__Stated problem__
Transcribe the entries that follow exactly as they appear, minus pictures.

__Given records__
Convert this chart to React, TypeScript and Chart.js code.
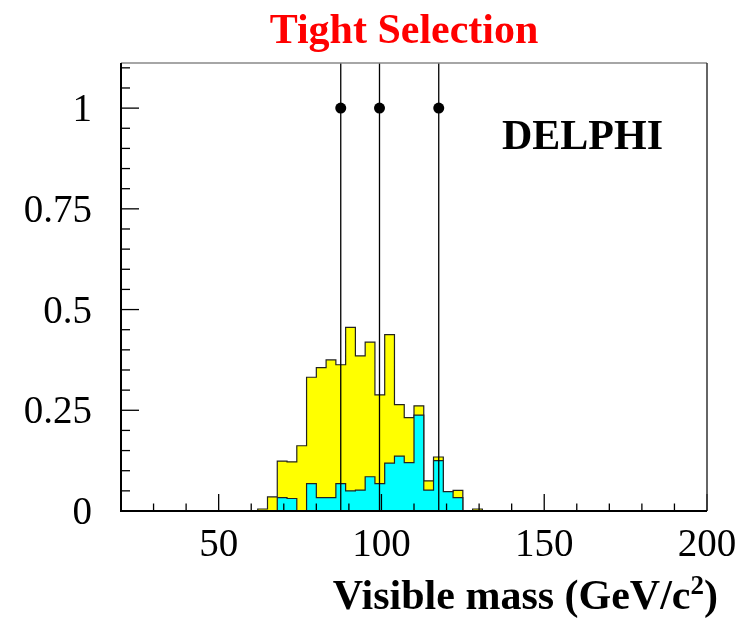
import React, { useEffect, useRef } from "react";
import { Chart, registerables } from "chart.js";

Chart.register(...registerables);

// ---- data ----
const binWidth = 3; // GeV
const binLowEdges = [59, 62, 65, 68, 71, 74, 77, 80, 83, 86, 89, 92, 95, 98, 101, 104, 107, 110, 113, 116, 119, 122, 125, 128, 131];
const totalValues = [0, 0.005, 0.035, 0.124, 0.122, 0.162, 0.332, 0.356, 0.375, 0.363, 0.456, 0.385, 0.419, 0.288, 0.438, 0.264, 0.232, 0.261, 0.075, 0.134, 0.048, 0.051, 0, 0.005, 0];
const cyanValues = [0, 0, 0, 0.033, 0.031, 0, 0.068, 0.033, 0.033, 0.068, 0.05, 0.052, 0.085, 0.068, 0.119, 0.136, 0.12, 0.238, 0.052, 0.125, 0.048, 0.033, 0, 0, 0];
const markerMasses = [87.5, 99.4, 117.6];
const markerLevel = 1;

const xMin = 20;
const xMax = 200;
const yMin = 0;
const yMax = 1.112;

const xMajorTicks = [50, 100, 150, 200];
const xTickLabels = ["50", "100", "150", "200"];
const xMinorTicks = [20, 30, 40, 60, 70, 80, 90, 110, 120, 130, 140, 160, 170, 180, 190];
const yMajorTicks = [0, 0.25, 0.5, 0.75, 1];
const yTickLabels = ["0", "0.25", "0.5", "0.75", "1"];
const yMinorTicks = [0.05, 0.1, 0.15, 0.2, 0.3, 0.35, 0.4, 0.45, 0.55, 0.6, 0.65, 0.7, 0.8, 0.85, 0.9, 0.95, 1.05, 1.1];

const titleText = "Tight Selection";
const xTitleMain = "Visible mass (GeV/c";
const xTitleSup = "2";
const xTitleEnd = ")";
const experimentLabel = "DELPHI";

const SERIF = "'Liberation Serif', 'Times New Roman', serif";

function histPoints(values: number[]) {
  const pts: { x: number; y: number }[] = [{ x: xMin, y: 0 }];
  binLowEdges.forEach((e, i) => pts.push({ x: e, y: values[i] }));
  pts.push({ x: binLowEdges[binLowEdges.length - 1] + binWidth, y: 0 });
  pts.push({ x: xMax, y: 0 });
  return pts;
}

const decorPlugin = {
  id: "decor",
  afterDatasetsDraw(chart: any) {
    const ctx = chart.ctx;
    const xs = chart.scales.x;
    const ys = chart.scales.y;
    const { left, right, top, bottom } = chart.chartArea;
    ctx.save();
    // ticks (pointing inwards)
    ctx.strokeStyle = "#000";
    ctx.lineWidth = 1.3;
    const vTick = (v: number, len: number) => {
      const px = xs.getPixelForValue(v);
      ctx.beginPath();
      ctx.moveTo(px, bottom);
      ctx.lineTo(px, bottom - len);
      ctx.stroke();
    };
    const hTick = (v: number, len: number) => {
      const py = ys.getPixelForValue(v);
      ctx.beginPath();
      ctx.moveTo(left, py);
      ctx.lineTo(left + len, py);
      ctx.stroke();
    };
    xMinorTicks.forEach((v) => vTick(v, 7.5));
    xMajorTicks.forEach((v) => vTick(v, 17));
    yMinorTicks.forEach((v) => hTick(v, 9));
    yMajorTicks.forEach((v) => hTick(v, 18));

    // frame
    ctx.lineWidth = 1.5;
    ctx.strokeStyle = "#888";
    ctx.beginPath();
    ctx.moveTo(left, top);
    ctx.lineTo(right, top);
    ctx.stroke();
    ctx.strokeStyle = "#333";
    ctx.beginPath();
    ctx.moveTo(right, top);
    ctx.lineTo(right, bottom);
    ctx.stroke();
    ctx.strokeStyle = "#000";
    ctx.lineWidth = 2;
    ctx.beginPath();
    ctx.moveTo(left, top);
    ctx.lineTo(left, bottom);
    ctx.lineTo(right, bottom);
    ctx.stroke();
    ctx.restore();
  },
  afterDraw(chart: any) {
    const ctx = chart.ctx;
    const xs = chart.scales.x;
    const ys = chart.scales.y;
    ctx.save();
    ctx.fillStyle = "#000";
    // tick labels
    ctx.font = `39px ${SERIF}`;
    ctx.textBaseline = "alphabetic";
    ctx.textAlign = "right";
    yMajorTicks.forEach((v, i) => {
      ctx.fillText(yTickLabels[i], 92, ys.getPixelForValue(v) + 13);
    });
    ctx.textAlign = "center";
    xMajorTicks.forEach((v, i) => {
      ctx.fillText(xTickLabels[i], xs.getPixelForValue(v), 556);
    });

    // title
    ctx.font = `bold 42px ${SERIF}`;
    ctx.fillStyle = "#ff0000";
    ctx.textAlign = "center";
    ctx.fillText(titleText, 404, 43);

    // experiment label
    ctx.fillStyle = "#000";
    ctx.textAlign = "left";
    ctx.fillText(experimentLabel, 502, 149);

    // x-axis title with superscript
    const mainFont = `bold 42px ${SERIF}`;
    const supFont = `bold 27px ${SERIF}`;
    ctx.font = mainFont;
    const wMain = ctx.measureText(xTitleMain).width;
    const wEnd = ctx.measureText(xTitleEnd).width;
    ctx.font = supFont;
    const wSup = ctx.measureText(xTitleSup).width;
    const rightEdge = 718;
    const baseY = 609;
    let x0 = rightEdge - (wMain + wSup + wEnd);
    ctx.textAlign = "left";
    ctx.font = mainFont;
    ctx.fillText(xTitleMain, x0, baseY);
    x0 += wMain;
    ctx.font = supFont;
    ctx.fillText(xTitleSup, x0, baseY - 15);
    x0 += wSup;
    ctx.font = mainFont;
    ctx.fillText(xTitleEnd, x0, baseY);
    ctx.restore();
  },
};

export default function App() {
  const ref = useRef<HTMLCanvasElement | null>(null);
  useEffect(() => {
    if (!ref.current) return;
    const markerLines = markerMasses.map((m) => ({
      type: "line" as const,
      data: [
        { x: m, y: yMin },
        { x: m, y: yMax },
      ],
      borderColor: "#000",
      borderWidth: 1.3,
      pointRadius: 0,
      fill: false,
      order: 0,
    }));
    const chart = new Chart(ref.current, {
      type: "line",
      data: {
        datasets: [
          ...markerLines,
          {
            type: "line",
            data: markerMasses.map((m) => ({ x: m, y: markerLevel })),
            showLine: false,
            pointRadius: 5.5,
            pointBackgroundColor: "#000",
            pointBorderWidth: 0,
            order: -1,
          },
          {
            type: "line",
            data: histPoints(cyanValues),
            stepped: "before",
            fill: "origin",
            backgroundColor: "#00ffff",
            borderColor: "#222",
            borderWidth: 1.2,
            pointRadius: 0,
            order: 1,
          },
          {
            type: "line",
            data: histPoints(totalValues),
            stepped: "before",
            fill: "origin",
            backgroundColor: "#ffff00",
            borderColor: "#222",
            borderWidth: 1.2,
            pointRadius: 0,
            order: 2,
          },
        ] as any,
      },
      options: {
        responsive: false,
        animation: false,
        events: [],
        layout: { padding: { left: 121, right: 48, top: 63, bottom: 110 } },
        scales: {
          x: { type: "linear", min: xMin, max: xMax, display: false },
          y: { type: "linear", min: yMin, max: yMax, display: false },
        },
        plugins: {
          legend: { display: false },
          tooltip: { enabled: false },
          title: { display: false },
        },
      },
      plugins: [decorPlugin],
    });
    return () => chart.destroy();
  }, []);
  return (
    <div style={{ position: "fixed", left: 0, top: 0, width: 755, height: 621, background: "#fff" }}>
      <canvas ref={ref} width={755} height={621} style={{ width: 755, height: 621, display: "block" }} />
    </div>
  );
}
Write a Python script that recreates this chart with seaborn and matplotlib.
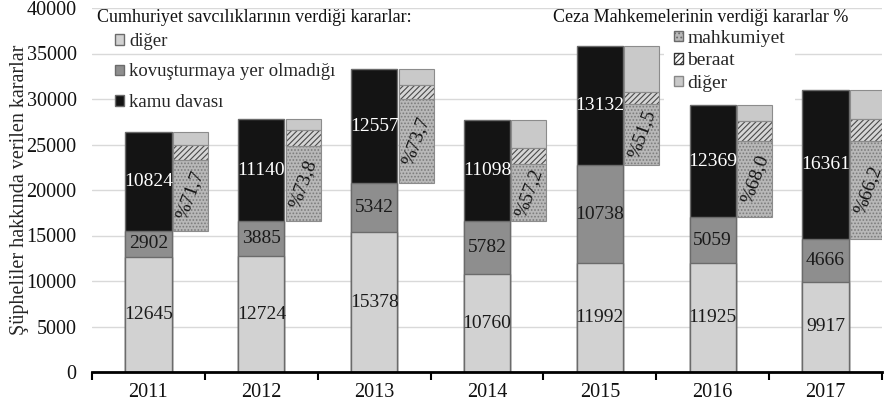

__Task result__
Convert this chart to React, TypeScript and Chart.js code.
import React, { useEffect, useRef } from "react";
import { Chart, registerables } from "chart.js";

Chart.register(...registerables);

// ---- data ----
const binWidth = 3; // GeV
const binLowEdges = [59, 62, 65, 68, 71, 74, 77, 80, 83, 86, 89, 92, 95, 98, 101, 104, 107, 110, 113, 116, 119, 122, 125, 128, 131];
const totalValues = [0, 0.005, 0.035, 0.124, 0.122, 0.162, 0.332, 0.356, 0.375, 0.363, 0.456, 0.385, 0.419, 0.288, 0.438, 0.264, 0.232, 0.261, 0.075, 0.134, 0.048, 0.051, 0, 0.005, 0];
const cyanValues = [0, 0, 0, 0.033, 0.031, 0, 0.068, 0.033, 0.033, 0.068, 0.05, 0.052, 0.085, 0.068, 0.119, 0.136, 0.12, 0.238, 0.052, 0.125, 0.048, 0.033, 0, 0, 0];
const markerMasses = [87.5, 99.4, 117.6];
const markerLevel = 1;

const xMin = 20;
const xMax = 200;
const yMin = 0;
const yMax = 1.112;

const xMajorTicks = [50, 100, 150, 200];
const xTickLabels = ["50", "100", "150", "200"];
const xMinorTicks = [20, 30, 40, 60, 70, 80, 90, 110, 120, 130, 140, 160, 170, 180, 190];
const yMajorTicks = [0, 0.25, 0.5, 0.75, 1];
const yTickLabels = ["0", "0.25", "0.5", "0.75", "1"];
const yMinorTicks = [0.05, 0.1, 0.15, 0.2, 0.3, 0.35, 0.4, 0.45, 0.55, 0.6, 0.65, 0.7, 0.8, 0.85, 0.9, 0.95, 1.05, 1.1];

const titleText = "Tight Selection";
const xTitleMain = "Visible mass (GeV/c";
const xTitleSup = "2";
const xTitleEnd = ")";
const experimentLabel = "DELPHI";

const SERIF = "'Liberation Serif', 'Times New Roman', serif";

function histPoints(values: number[]) {
  const pts: { x: number; y: number }[] = [{ x: xMin, y: 0 }];
  binLowEdges.forEach((e, i) => pts.push({ x: e, y: values[i] }));
  pts.push({ x: binLowEdges[binLowEdges.length - 1] + binWidth, y: 0 });
  pts.push({ x: xMax, y: 0 });
  return pts;
}

const decorPlugin = {
  id: "decor",
  afterDatasetsDraw(chart: any) {
    const ctx = chart.ctx;
    const xs = chart.scales.x;
    const ys = chart.scales.y;
    const { left, right, top, bottom } = chart.chartArea;
    ctx.save();
    // ticks (pointing inwards)
    ctx.strokeStyle = "#000";
    ctx.lineWidth = 1.3;
    const vTick = (v: number, len: number) => {
      const px = xs.getPixelForValue(v);
      ctx.beginPath();
      ctx.moveTo(px, bottom);
      ctx.lineTo(px, bottom - len);
      ctx.stroke();
    };
    const hTick = (v: number, len: number) => {
      const py = ys.getPixelForValue(v);
      ctx.beginPath();
      ctx.moveTo(left, py);
      ctx.lineTo(left + len, py);
      ctx.stroke();
    };
    xMinorTicks.forEach((v) => vTick(v, 7.5));
    xMajorTicks.forEach((v) => vTick(v, 17));
    yMinorTicks.forEach((v) => hTick(v, 9));
    yMajorTicks.forEach((v) => hTick(v, 18));

    // frame
    ctx.lineWidth = 1.5;
    ctx.strokeStyle = "#888";
    ctx.beginPath();
    ctx.moveTo(left, top);
    ctx.lineTo(right, top);
    ctx.stroke();
    ctx.strokeStyle = "#333";
    ctx.beginPath();
    ctx.moveTo(right, top);
    ctx.lineTo(right, bottom);
    ctx.stroke();
    ctx.strokeStyle = "#000";
    ctx.lineWidth = 2;
    ctx.beginPath();
    ctx.moveTo(left, top);
    ctx.lineTo(left, bottom);
    ctx.lineTo(right, bottom);
    ctx.stroke();
    ctx.restore();
  },
  afterDraw(chart: any) {
    const ctx = chart.ctx;
    const xs = chart.scales.x;
    const ys = chart.scales.y;
    ctx.save();
    ctx.fillStyle = "#000";
    // tick labels
    ctx.font = `39px ${SERIF}`;
    ctx.textBaseline = "alphabetic";
    ctx.textAlign = "right";
    yMajorTicks.forEach((v, i) => {
      ctx.fillText(yTickLabels[i], 92, ys.getPixelForValue(v) + 13);
    });
    ctx.textAlign = "center";
    xMajorTicks.forEach((v, i) => {
      ctx.fillText(xTickLabels[i], xs.getPixelForValue(v), 556);
    });

    // title
    ctx.font = `bold 42px ${SERIF}`;
    ctx.fillStyle = "#ff0000";
    ctx.textAlign = "center";
    ctx.fillText(titleText, 404, 43);

    // experiment label
    ctx.fillStyle = "#000";
    ctx.textAlign = "left";
    ctx.fillText(experimentLabel, 502, 149);

    // x-axis title with superscript
    const mainFont = `bold 42px ${SERIF}`;
    const supFont = `bold 27px ${SERIF}`;
    ctx.font = mainFont;
    const wMain = ctx.measureText(xTitleMain).width;
    const wEnd = ctx.measureText(xTitleEnd).width;
    ctx.font = supFont;
    const wSup = ctx.measureText(xTitleSup).width;
    const rightEdge = 718;
    const baseY = 609;
    let x0 = rightEdge - (wMain + wSup + wEnd);
    ctx.textAlign = "left";
    ctx.font = mainFont;
    ctx.fillText(xTitleMain, x0, baseY);
    x0 += wMain;
    ctx.font = supFont;
    ctx.fillText(xTitleSup, x0, baseY - 15);
    x0 += wSup;
    ctx.font = mainFont;
    ctx.fillText(xTitleEnd, x0, baseY);
    ctx.restore();
  },
};

export default function App() {
  const ref = useRef<HTMLCanvasElement | null>(null);
  useEffect(() => {
    if (!ref.current) return;
    const markerLines = markerMasses.map((m) => ({
      type: "line" as const,
      data: [
        { x: m, y: yMin },
        { x: m, y: yMax },
      ],
      borderColor: "#000",
      borderWidth: 1.3,
      pointRadius: 0,
      fill: false,
      order: 0,
    }));
    const chart = new Chart(ref.current, {
      type: "line",
      data: {
        datasets: [
          ...markerLines,
          {
            type: "line",
            data: markerMasses.map((m) => ({ x: m, y: markerLevel })),
            showLine: false,
            pointRadius: 5.5,
            pointBackgroundColor: "#000",
            pointBorderWidth: 0,
            order: -1,
          },
          {
            type: "line",
            data: histPoints(cyanValues),
            stepped: "before",
            fill: "origin",
            backgroundColor: "#00ffff",
            borderColor: "#222",
            borderWidth: 1.2,
            pointRadius: 0,
            order: 1,
          },
          {
            type: "line",
            data: histPoints(totalValues),
            stepped: "before",
            fill: "origin",
            backgroundColor: "#ffff00",
            borderColor: "#222",
            borderWidth: 1.2,
            pointRadius: 0,
            order: 2,
          },
        ] as any,
      },
      options: {
        responsive: false,
        animation: false,
        events: [],
        layout: { padding: { left: 121, right: 48, top: 63, bottom: 110 } },
        scales: {
          x: { type: "linear", min: xMin, max: xMax, display: false },
          y: { type: "linear", min: yMin, max: yMax, display: false },
        },
        plugins: {
          legend: { display: false },
          tooltip: { enabled: false },
          title: { display: false },
        },
      },
      plugins: [decorPlugin],
    });
    return () => chart.destroy();
  }, []);
  return (
    <div style={{ position: "fixed", left: 0, top: 0, width: 755, height: 621, background: "#fff" }}>
      <canvas ref={ref} width={755} height={621} style={{ width: 755, height: 621, display: "block" }} />
    </div>
  );
}
Write a Python script that recreates this chart with seaborn and matplotlib.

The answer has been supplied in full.